# [Task objective]
Copy, without any alteration, the lines from the one that includes "Write the Altair code for this chart." up to and including the one that includes "W, H = 238, 158".

# [Data for the task]
======
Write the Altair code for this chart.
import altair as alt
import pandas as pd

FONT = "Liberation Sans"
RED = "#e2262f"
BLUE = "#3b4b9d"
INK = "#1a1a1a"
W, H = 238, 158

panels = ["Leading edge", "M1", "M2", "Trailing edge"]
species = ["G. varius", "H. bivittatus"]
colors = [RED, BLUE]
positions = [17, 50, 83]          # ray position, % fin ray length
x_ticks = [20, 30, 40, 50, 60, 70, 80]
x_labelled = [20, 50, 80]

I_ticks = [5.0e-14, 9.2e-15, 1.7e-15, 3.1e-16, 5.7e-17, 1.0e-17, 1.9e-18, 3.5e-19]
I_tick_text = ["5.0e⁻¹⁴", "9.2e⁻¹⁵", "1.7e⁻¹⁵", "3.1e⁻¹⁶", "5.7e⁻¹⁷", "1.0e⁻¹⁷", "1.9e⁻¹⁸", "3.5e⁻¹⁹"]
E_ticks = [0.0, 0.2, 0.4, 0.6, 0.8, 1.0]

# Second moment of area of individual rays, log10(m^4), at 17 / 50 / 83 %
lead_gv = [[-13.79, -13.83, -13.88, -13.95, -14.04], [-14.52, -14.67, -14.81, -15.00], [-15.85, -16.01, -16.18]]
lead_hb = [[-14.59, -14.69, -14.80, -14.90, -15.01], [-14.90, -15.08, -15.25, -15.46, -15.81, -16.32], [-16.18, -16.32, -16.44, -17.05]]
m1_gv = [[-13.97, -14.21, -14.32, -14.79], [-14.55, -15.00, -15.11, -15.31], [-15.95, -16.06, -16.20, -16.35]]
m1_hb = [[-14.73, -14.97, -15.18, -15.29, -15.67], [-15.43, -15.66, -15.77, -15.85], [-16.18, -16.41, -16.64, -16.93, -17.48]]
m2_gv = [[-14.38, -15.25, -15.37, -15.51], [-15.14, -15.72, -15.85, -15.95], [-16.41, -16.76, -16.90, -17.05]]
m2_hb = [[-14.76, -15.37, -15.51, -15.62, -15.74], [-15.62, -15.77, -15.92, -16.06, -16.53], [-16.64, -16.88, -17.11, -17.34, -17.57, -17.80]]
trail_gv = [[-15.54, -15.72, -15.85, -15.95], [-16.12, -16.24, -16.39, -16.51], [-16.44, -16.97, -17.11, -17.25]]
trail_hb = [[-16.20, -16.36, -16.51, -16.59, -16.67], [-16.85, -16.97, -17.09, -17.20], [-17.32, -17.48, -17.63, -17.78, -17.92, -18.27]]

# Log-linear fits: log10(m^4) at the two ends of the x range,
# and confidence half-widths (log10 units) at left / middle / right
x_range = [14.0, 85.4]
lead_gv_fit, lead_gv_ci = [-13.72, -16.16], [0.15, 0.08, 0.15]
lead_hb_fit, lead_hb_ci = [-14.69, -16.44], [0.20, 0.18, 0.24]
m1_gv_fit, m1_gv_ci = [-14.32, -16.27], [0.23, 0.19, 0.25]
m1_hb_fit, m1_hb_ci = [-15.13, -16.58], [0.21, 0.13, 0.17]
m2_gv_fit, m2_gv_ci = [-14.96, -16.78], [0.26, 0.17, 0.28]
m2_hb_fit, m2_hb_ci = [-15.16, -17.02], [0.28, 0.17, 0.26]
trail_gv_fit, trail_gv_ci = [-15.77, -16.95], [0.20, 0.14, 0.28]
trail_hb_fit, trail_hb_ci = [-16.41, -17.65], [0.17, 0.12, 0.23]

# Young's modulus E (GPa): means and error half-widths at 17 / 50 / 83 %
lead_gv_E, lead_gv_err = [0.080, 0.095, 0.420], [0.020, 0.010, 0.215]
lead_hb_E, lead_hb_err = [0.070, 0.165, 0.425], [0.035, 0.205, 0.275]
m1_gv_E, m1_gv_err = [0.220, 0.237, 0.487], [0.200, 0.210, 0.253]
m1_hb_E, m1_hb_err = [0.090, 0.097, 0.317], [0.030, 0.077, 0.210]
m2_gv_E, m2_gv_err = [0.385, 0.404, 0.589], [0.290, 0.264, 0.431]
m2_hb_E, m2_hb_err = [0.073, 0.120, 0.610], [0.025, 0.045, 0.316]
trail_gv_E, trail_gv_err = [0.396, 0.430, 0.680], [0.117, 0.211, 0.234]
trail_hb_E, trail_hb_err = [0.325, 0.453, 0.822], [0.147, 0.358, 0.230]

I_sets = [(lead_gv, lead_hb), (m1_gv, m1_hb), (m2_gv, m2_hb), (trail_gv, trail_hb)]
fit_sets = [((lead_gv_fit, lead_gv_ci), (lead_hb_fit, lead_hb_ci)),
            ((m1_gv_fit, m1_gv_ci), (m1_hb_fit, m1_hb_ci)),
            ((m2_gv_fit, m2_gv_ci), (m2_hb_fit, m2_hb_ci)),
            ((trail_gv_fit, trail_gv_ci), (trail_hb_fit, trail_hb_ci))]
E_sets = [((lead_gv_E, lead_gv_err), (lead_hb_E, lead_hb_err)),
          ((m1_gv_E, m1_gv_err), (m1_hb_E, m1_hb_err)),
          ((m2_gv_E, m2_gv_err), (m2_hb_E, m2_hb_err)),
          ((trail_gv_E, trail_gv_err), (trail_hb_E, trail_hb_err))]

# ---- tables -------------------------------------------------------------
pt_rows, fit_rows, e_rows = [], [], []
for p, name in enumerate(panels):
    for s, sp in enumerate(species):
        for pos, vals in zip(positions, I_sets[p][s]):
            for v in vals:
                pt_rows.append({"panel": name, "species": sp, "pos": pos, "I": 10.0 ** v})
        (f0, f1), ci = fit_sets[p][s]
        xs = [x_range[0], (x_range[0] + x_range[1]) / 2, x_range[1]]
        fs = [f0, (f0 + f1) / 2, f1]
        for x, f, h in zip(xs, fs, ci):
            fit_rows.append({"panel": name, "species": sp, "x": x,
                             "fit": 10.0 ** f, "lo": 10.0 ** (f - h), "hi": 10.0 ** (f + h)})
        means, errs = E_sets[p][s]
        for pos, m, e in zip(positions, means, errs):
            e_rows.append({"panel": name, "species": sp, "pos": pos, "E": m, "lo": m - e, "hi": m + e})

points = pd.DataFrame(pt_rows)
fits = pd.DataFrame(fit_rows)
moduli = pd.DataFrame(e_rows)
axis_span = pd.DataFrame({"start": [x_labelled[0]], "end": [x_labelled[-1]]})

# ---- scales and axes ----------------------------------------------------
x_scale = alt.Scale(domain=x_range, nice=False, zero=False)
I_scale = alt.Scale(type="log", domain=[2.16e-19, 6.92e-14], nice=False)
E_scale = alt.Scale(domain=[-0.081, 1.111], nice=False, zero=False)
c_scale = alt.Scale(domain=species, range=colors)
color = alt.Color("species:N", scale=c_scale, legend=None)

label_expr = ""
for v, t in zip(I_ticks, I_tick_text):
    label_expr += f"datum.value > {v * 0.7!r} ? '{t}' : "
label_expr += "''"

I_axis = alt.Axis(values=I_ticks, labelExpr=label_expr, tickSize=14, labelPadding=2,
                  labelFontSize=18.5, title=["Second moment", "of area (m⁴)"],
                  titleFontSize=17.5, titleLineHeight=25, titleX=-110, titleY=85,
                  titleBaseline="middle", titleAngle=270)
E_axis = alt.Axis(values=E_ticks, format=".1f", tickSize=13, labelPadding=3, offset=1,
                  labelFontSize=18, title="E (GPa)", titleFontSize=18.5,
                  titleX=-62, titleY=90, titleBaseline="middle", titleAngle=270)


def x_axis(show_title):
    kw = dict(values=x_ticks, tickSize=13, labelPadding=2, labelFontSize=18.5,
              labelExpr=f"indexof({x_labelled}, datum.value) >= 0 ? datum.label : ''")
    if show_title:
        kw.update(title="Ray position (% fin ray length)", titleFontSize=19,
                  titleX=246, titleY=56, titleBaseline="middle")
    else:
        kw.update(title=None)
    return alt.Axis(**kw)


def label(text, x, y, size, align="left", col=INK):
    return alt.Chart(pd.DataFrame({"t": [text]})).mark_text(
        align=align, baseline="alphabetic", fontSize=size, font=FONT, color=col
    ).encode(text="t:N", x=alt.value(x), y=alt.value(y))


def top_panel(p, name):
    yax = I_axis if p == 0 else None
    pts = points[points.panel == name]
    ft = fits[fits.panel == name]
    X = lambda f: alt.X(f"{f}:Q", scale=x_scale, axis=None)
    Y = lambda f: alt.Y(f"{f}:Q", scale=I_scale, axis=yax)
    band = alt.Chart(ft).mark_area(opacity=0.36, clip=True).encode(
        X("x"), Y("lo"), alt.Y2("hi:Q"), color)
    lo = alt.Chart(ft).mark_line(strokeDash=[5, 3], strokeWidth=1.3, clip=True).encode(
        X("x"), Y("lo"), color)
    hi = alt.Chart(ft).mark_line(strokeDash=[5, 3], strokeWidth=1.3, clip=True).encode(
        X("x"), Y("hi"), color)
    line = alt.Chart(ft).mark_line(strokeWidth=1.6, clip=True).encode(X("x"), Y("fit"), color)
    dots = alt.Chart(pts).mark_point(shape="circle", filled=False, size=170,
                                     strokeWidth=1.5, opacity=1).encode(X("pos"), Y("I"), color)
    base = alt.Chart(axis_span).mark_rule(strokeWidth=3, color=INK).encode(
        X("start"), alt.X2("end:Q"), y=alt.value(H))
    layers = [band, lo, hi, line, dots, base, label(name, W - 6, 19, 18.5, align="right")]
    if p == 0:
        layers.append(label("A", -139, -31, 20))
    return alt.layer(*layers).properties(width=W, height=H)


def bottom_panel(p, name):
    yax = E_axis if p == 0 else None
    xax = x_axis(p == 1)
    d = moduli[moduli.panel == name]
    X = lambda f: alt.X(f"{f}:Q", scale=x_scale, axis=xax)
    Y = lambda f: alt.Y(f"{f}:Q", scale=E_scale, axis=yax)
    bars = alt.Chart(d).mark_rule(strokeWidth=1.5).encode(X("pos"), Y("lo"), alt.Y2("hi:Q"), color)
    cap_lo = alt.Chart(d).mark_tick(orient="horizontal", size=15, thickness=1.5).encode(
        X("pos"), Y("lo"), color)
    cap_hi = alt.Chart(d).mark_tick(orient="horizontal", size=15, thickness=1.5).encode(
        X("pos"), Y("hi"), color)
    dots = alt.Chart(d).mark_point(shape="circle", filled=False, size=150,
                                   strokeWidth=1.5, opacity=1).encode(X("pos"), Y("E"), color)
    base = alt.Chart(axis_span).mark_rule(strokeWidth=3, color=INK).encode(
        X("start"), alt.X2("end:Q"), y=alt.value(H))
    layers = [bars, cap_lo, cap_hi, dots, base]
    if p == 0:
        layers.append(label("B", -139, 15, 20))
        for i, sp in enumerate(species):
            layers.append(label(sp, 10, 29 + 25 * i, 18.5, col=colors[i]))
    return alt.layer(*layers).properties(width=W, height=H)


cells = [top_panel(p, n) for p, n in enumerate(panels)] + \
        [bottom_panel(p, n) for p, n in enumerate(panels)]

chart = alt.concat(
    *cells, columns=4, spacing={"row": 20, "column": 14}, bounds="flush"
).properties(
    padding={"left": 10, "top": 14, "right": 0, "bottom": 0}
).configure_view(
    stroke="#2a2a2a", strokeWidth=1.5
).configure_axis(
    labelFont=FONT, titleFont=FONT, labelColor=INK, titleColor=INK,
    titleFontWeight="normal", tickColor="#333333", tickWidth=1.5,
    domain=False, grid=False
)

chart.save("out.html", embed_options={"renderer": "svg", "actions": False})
======
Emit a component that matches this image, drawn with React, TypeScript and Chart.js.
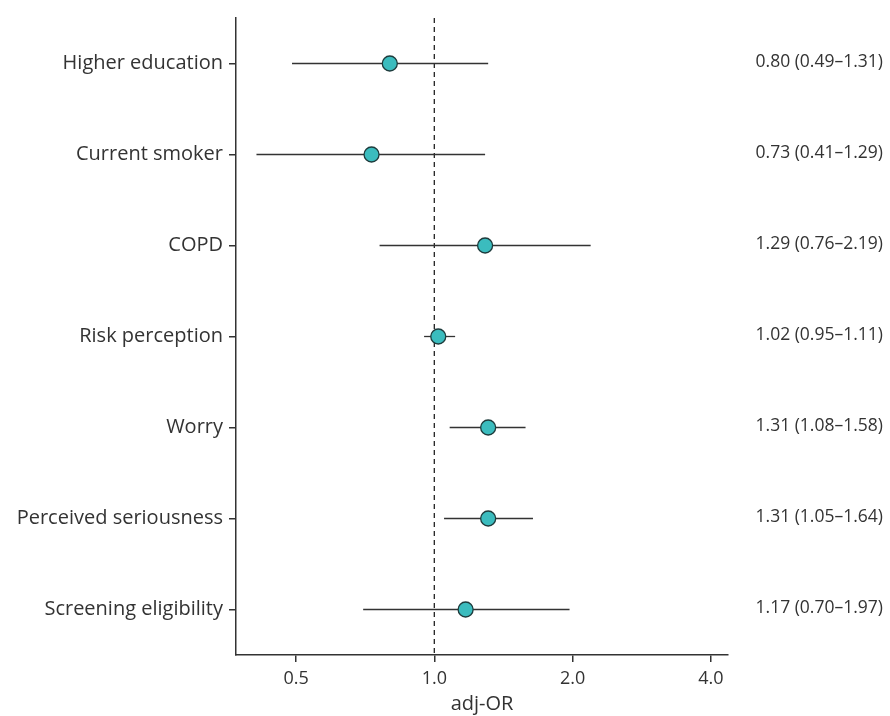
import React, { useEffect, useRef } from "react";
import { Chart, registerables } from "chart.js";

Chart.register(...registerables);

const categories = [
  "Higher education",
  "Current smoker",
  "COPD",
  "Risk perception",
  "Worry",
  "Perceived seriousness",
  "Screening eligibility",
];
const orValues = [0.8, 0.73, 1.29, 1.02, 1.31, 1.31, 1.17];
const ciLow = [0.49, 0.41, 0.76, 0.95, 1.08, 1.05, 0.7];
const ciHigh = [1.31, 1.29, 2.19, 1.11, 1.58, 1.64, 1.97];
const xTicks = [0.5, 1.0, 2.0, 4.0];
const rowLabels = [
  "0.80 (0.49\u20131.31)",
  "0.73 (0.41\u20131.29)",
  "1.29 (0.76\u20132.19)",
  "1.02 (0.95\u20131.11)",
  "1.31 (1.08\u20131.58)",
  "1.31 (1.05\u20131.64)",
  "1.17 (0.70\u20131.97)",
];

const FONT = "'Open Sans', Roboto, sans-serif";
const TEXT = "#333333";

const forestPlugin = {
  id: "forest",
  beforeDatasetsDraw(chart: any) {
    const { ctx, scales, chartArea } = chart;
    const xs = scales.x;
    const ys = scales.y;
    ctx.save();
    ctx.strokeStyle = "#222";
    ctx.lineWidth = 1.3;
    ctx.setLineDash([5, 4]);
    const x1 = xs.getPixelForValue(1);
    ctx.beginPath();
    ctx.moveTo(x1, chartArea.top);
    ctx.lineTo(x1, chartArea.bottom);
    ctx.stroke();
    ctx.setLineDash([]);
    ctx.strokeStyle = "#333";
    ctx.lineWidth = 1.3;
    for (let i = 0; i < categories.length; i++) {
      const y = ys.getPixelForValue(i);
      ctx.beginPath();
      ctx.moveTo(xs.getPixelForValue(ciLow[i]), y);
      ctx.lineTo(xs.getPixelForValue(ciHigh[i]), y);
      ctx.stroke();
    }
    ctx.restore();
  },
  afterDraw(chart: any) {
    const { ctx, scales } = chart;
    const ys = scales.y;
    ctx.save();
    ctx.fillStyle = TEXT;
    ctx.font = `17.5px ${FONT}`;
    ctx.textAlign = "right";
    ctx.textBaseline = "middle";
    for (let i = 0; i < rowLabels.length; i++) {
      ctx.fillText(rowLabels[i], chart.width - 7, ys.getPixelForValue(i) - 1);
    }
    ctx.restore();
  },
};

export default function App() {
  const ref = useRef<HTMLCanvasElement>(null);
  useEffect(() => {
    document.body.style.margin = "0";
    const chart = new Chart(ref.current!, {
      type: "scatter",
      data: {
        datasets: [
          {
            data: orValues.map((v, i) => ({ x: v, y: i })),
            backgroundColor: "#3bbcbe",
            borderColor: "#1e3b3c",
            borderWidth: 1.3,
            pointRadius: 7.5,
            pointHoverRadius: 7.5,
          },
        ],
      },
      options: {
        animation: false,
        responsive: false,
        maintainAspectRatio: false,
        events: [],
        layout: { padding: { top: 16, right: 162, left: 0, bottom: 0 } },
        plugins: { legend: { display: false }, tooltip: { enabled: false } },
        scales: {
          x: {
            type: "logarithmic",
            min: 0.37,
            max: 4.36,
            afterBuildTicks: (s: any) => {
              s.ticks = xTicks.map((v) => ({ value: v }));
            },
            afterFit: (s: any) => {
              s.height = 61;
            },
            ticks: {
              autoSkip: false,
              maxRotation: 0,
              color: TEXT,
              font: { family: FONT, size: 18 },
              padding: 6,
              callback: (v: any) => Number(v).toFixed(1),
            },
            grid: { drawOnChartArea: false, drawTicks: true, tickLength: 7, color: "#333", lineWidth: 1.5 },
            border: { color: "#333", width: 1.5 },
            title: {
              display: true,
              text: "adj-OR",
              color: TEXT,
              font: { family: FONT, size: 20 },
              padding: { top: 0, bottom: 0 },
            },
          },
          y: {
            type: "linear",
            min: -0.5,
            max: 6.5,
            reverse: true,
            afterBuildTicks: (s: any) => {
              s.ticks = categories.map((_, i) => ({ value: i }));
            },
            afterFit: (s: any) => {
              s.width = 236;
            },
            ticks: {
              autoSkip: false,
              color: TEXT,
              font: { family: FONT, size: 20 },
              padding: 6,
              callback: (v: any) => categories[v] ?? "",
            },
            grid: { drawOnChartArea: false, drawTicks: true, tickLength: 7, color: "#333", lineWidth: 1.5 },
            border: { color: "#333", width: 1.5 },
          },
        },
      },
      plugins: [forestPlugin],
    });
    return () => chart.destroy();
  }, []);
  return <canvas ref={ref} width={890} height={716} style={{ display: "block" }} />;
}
======
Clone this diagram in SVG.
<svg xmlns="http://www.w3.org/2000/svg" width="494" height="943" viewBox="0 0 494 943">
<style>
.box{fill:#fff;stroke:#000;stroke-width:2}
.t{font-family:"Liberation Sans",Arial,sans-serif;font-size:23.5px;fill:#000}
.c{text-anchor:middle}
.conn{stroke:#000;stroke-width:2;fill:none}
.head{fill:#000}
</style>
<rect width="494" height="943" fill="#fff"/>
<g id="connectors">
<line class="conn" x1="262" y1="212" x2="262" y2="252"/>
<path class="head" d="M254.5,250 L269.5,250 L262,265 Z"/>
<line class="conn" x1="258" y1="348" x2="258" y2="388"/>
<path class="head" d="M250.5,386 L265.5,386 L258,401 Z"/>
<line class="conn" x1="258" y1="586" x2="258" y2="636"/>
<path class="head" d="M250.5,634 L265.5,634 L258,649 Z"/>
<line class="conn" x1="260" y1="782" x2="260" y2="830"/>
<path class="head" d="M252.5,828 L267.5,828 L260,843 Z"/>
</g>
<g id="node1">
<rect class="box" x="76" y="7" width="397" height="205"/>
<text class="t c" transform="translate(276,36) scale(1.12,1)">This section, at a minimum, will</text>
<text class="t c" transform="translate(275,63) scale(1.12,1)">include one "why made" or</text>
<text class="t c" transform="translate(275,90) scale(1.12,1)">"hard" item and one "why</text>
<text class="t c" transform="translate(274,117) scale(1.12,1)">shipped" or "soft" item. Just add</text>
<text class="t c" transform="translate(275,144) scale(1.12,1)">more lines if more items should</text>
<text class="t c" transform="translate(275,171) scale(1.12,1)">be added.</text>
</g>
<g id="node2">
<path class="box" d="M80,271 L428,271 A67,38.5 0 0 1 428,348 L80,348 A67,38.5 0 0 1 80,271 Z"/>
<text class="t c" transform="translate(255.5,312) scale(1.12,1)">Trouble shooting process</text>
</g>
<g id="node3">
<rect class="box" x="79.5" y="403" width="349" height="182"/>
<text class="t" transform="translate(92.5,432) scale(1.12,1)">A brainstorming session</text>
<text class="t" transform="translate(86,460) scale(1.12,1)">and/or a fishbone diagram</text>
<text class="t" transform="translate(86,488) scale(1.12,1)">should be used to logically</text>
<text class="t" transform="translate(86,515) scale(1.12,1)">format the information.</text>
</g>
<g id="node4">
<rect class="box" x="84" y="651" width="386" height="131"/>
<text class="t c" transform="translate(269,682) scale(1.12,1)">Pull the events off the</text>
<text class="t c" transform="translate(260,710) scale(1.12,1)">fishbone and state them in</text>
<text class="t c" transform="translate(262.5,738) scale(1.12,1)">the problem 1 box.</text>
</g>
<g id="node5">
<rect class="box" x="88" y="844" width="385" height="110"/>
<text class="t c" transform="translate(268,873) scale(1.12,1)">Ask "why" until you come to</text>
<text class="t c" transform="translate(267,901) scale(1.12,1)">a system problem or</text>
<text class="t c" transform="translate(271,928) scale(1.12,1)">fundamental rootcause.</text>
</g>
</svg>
======
# [Exercise result]
Write the Altair code for this chart.
import altair as alt
import pandas as pd

FONT = "Liberation Sans"
RED = "#e2262f"
BLUE = "#3b4b9d"
INK = "#1a1a1a"
W, H = 238, 158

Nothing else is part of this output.